It is that time of the year again when festivities are in the air. The last quarter of 2017 has begun and as always will mark the beginning of the festival period in the country starting with Diwali. However, is the real estate sector in the same mood? Will the sector, which has been reeling under the pressure of multiple regulatory reforms, bounce back this festive season? Is it a good time for customers to end their wait and get into a buying mode? HDFC Realty takes a deep dive and tries to answer some of these queries.
To begin with, real estate sector has been gearing up for the festive season with full fervour and this is visible in the number of discounts and offers floating in the market today. Vikram Goel, CEO, HDFC Realty, believes that this is an appropriate time for genuine buyers to make the final move and close deals. He explains further, “Earlier, festive season in the real estate sector was marked by the pre-launch and launch of multiple projects. Buyers used to scamper towards these properties as booking prior to launch or at launch guaranteed a lower price.” “However,” he continues, “with the RERA now in place, developers are only focussing on completing their existing projects and thus what buyers get this Diwali are either completed projects or projects that are just 6-12 months away from possession.”
This seems to be a great place for a real estate buyer to be in. Not only are they being offered ready properties but are also getting discounts and offers on these. The various offers and schemes doing the rounds in the market include cash discounts, free white goods such as ACs, refrigerators, modular kitchens, bikes and cars, holiday packages, gold coins, subvention schemes and GST waivers to mention a few.
While these look very appealing and lucrative, Goel warns buyers of getting carried away. “While we all know that Indians consider this period to be an auspicious one for property purchases, one should invest only if there is a genuine need. While finalising the property, the priority should be the actual need of size, location and amnesties and it should not be influenced by the offers. One should select the property that they would have chosen even if there were no offers.”
After having narrowed down the options to just two to three properties, one should analyse the existing discounts and offers.
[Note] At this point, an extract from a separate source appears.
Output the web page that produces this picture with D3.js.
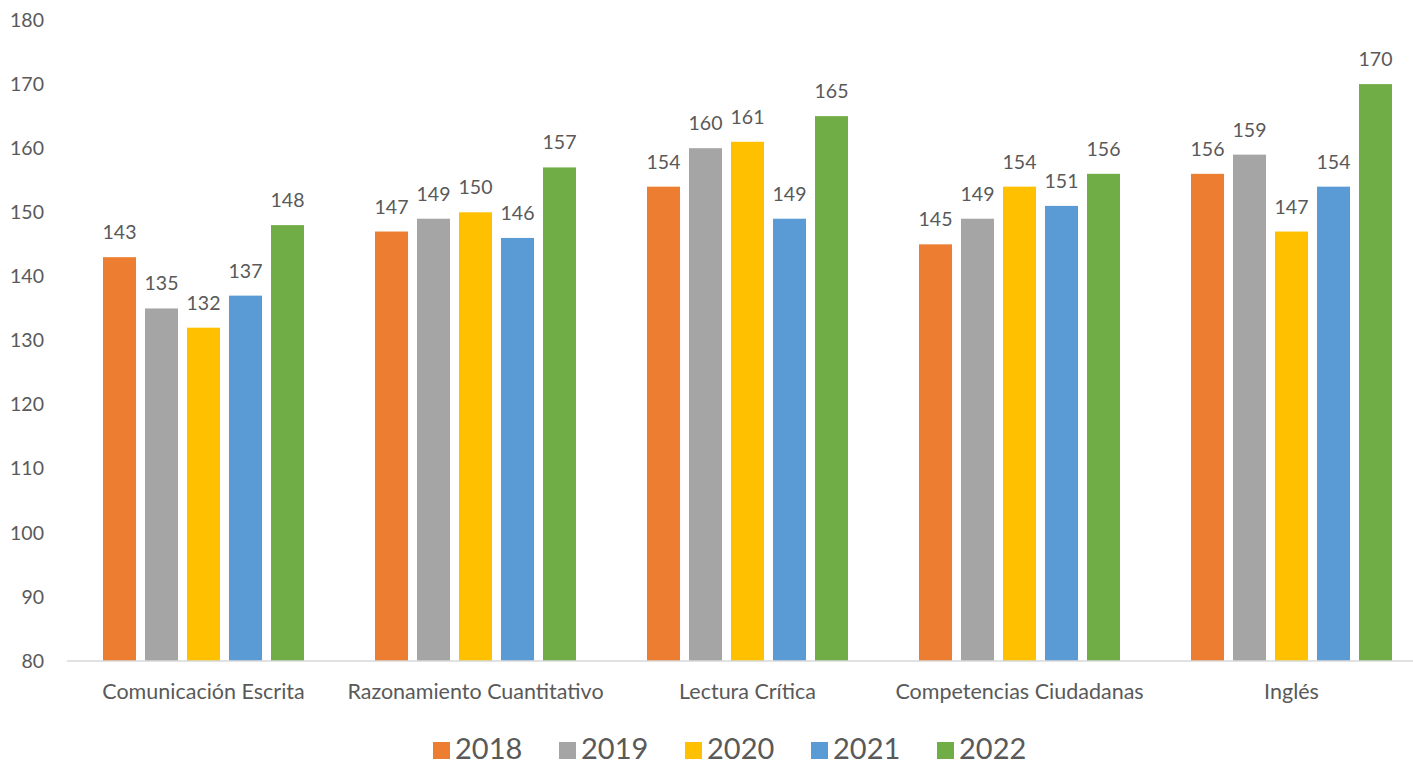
<!DOCTYPE html>
<html>
<head>
<meta charset="utf-8"/>
<title>Puntajes por competencia</title>
<script src="https://d3js.org/d3.v7.min.js"></script>
<style>
body{margin:0;background:#fff;}
text{font-family:Lato, "Open Sans", sans-serif;fill:#595959;}
</style>
</head>
<body>
<div id="chart"></div>
<script>
// categorias y series
var categorias = ["Comunicación Escrita", "Razonamiento Cuantitativo", "Lectura Crítica", "Competencias Ciudadanas", "Inglés"];
var anios = ["2018", "2019", "2020", "2021", "2022"];
var v2018 = [143, 147, 154, 145, 156];
var v2019 = [135, 149, 160, 149, 159];
var v2020 = [132, 150, 161, 154, 147];
var v2021 = [137, 146, 149, 151, 154];
var v2022 = [148, 157, 165, 156, 170];
var yTicks = [80, 90, 100, 110, 120, 130, 140, 150, 160, 170, 180];
var colores = ["#ED7D31", "#A5A5A5", "#FFC000", "#5B9BD5", "#70AD47"];

var series = [v2018, v2019, v2020, v2021, v2022];
var width = 1413, height = 764;

var svg = d3.select('#chart').append('svg')
	.attr('width', width)
	.attr('height', height);

var y = d3.scaleLinear().domain([80, 180]).range([661, 20]);

var x0 = d3.scaleBand()
	.domain(categorias)
	.range([67.5, 1427.5])
	.paddingInner(0.228)
	.paddingOuter(0.114);

var x1 = d3.scaleBand()
	.domain(anios)
	.range([0, x0.bandwidth()])
	.paddingInner(0.214)
	.paddingOuter(0.107);

var color = d3.scaleOrdinal().domain(anios).range(colores);

// eje y (solo etiquetas)
var yAxis = d3.axisLeft(y).tickValues(yTicks).tickSize(0).tickPadding(0);
svg.append('g')
	.attr('transform', 'translate(44,0)')
	.call(yAxis)
	.call(function(g){ g.select('.domain').remove(); })
	.selectAll('text')
	.attr('font-size', '19.5px')
	.attr('font-family', 'Lato')
	.attr('fill', '#595959');

// barras
var grupos = svg.append('g').selectAll('g')
	.data(categorias)
	.enter().append('g')
	.attr('transform', function(d){ return 'translate(' + x0(d) + ',0)'; });

grupos.each(function(cat, ci){
	var g = d3.select(this);
	anios.forEach(function(a, si){
		var val = series[si][ci];
		g.append('rect')
			.attr('x', x1(a))
			.attr('y', y(val))
			.attr('width', x1.bandwidth())
			.attr('height', y(80) - y(val))
			.attr('fill', color(a));
		g.append('text')
			.attr('x', x1(a) + x1.bandwidth() / 2)
			.attr('y', y(val) - 18)
			.attr('text-anchor', 'middle')
			.attr('font-size', '19.5px')
			.text(val);
	});
});

// eje x
var xAxis = d3.axisBottom(x0).tickSize(0).tickPadding(0);
var gx = svg.append('g')
	.attr('transform', 'translate(0,' + y(80) + ')')
	.call(xAxis);
gx.select('.domain').attr('stroke', '#d9d9d9').attr('stroke-width', 1.5)
	.attr('d', 'M67,0H1413');
gx.selectAll('text')
	.attr('dy', 0)
	.attr('y', 38)
	.attr('font-size', '21.5px')
	.attr('font-family', 'Lato')
	.attr('fill', '#595959');

// leyenda
var leg = svg.append('g').selectAll('g')
	.data(anios)
	.enter().append('g')
	.attr('transform', function(d, i){ return 'translate(' + (433 + i * 126) + ',742)'; });
leg.append('rect')
	.attr('width', 17)
	.attr('height', 17)
	.attr('fill', function(d){ return color(d); });
leg.append('text')
	.attr('x', 22)
	.attr('y', 17)
	.attr('font-size', '29px')
	.text(function(d){ return d; });
</script>
</body>
</html>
While analysing these offers buyers should be shrewd. For instance, getting direct cash discounts prove to be the most beneficial and buyers can sit across the table and bargain with developers for a direct cash discount instead of a free white good.
Vikram Goel adds, “Even while going for subvention schemes, one should check whether these are linked to a financial institute of repute. Such schemes prove to be beneficial for those buyers who might want to stagger their payments for want of liquidity. However, these end up being slightly more expensive than paying a lump sum amount upfront.”
So, there seems to be no doubt that both developers as well as buyers have been eagerly eyeing the festive season to conclude transactions. Market experts are hopeful that the last quarter of 2017 will see the sector coming out of the sluggishness it has witnessed over the last one year or so. Buyers are still expected to maintain their cautious approach. However, this might just prove to be the quarter that marks the end of a period that was plagued by regulations-induced sloppiness and beginning of a more transparent way of buying homes.